If you have ever seen under the covers of an HTTP request containing multipart data, then you know it isn't pretty. We don't want to have to deal with the details of parsing that out, so we're going to let Multiparty do it for us.

// example of multiparty parsing
app.post('/upload', function(req, res) {
    var form = new multiparty.Form();
    form.parse(req);
});

In the normal usage of Multiparty, the files are going to get saved to a temporary location on disk. We could upload them to Azure after they get saved to disk, but that seems pretty wasteful since it requires us to wait on the filesystem and delete the file when we are done. Fortunately, Multiparty emits a part event that we can latch on to begin streaming our file to Azure. The part event is emitted when a part (or chunk of data) is encountered in the request. The event also includes some useful data such as the filename, byteCount of the chunk, and byteOffset.

Azure SDK

To access the Azure blob storage, you need to provide your storage account name and access key as environment variables. An alternate method is to place the following at the top of your server.js file, although your mileage may vary.

// azure storage account
process.env['AZURE_STORAGE_ACCOUNT'] = 'youraccountname';
process.env['AZURE_STORAGE_ACCESS_KEY'] = 'youraccountkey';

The Azure SDK includes a method for passing a bytestream to blob storage with its createBlockBlobFromStream method.

// method signature:
// createBlockBlobFromStream(containerName, fileName, stream, size, callback)

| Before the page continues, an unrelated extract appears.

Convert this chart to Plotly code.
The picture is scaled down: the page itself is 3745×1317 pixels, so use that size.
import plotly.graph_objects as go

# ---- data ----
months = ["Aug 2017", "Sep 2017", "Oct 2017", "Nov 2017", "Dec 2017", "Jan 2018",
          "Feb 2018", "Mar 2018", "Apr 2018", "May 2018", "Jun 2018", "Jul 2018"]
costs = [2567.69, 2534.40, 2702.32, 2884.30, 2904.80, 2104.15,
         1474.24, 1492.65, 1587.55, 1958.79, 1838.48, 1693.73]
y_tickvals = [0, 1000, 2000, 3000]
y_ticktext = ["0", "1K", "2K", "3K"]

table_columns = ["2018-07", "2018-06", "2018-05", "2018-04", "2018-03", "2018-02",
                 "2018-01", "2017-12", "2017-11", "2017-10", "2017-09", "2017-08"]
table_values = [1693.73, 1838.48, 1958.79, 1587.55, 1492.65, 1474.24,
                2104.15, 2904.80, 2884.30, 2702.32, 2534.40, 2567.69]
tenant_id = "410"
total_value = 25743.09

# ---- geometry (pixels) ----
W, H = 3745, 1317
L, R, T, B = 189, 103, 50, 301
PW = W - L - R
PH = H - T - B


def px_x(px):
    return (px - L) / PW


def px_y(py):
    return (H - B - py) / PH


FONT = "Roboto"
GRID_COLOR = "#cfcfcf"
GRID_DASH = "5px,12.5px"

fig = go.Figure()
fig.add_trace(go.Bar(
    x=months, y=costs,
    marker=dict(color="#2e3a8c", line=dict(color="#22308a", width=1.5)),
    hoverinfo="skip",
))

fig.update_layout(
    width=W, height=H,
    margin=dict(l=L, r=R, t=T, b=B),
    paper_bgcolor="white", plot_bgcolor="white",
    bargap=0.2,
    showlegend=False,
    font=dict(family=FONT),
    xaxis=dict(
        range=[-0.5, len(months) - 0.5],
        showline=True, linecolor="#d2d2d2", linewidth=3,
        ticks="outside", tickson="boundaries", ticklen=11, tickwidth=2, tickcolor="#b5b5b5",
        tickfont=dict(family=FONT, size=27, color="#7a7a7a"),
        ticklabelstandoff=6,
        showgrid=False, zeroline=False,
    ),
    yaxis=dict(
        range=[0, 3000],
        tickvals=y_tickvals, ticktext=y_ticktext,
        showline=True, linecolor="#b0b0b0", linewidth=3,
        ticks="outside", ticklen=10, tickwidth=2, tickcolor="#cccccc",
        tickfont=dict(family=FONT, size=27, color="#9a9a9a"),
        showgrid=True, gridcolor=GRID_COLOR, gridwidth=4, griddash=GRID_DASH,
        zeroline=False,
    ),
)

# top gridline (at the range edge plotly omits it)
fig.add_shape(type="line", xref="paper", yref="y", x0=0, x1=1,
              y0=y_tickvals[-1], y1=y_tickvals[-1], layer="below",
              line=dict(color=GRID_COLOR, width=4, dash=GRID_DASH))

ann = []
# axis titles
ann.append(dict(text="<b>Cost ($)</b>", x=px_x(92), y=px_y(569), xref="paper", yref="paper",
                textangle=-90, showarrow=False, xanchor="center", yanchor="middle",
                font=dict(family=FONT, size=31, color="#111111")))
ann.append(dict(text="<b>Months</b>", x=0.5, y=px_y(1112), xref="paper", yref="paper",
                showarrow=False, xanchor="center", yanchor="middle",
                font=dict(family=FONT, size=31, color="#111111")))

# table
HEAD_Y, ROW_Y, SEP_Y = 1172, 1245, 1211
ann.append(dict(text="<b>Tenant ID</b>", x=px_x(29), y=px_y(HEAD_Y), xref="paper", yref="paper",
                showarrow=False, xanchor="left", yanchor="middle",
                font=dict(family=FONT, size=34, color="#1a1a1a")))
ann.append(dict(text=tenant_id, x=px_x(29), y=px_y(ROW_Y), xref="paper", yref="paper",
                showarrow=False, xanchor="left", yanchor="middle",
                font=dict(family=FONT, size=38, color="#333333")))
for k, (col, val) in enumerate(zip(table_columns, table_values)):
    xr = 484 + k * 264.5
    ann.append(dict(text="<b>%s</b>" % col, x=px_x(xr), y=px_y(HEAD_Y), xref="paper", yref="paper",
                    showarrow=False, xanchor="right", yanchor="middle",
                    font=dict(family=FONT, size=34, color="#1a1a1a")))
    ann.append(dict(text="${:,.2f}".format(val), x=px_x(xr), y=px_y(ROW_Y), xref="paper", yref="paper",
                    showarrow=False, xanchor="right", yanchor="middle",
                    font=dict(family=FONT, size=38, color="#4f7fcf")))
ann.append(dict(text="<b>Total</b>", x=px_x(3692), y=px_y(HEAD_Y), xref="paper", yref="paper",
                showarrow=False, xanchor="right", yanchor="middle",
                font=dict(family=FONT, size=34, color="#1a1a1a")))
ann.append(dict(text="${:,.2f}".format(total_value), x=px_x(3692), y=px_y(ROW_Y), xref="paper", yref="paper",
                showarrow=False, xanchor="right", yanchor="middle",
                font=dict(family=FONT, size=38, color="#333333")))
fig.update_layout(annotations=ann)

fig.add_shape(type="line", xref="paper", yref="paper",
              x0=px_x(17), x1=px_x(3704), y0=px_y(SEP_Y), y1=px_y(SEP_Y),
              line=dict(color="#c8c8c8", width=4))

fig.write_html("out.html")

var blobService = azure.createBlobService();
blobService.createBlockBlobFromStream('container', 'filename', fs.createReadStream('upload.txt'), 11, function(error){
    if(!error){
        // Blob uploaded
    }
});

In the example above we are actually creating a stream from a file on disk, but lucky for us Multiparty's part is also a stream.

Putting It All Together

app.post('/upload', function (req, res) {
    var blobService = azure.createBlobService();
    var form = new multiparty.Form();

    form.on('part', function(part) {
        if (part.filename) {
            var filename = part.filename;
            var size = part.byteCount;

            var onError = function(error) {
                if (error) {
                    res.send({ grrr: error });
                }
            };
            blobService.createBlockBlobFromStream('container', filename, part, size, onError);
        } else {
            form.handlePart(part);
        }
    });

    form.parse(req);
    res.send("SWEET");
});

If you open up the control panel in your storage account, you should now see the uploaded bits. In the end, pretty easy to do, you just need to know where to look for the right parts. UPDATE The one caveat to the approach above is we really don't know the actual size of the stream/file that was uploaded. With multiparty, if the uploaded file is the last field in the form, then the byteSize is the same as the file size. However, if the file is anywhere else in the form, the byteSize is the remaining size of bytes in the form. With Azure, the file size is only used as a timeout; Azure waits for the specified number of bytes before continuing. This works for the upload, but unfortunately is not very accurate and can result in the upload call taking longer than is really necessary. I am still looking for a way to modify the Multiparty code to get the correct file size and I'll update this post and the comments when I find one. Thanks to Matthew Kim for leading me to find this little hiccup.